Democracy depends on having a strong sense of the value of diverse opinions. If one imagines (as the Soviets did) that one already has the final truth, and that everyone who disagrees is mad, immoral, or stupid, then why allow opposing opinions to be expressed or permit another party to exist at all? The Soviets insisted they had complete freedom of speech, they just did not allow people to lie. It is a short step, John Stuart Mill argues, from the view that one’s opponents are necessarily guided by evil intentions to the rule of what we have come to call a one-party state or what Putin today calls “managed democracy.” If universities embody the future, then we are about to take that step. Literature, by teaching us to imagine the other’s perspective, teaches the habits of mind that prevent that from happening. That is one reason the Soviets took such enormous efforts to censor it and control its interpretation.

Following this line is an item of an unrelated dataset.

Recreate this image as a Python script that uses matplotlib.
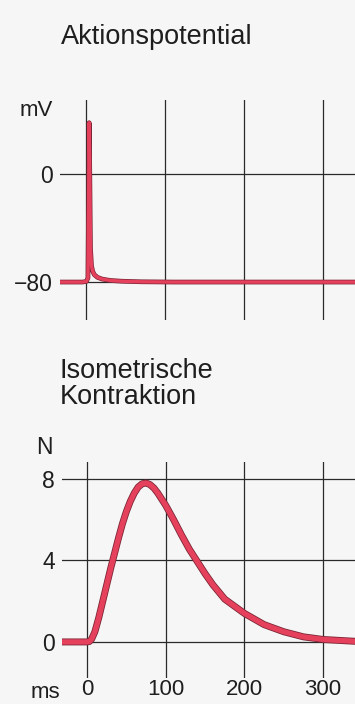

We live in a world in which we more and more frequently encounter other cultures. That is part of what globalization means. And yet we are often baffled by them. Americans have the habit of assuming that everyone, deep down, wants to be just like us. It simply isn’t so, and I assure you that others assume that deep down we want to be just like them. When Russians listen to our leaders express their views about what people really want and how nations ought to behave, they think our leaders must be lying, because no one could actually think that way. They are as deeply convinced of the obvious correctness of their perceptions as we are of ours, and so they cannot imagine that others can sincerely perceive things differently.

But great literature allows one to think and feel from within how other cultures think and feel. The greater the premium on understanding other cultures in their own terms, the more the study of literature matters.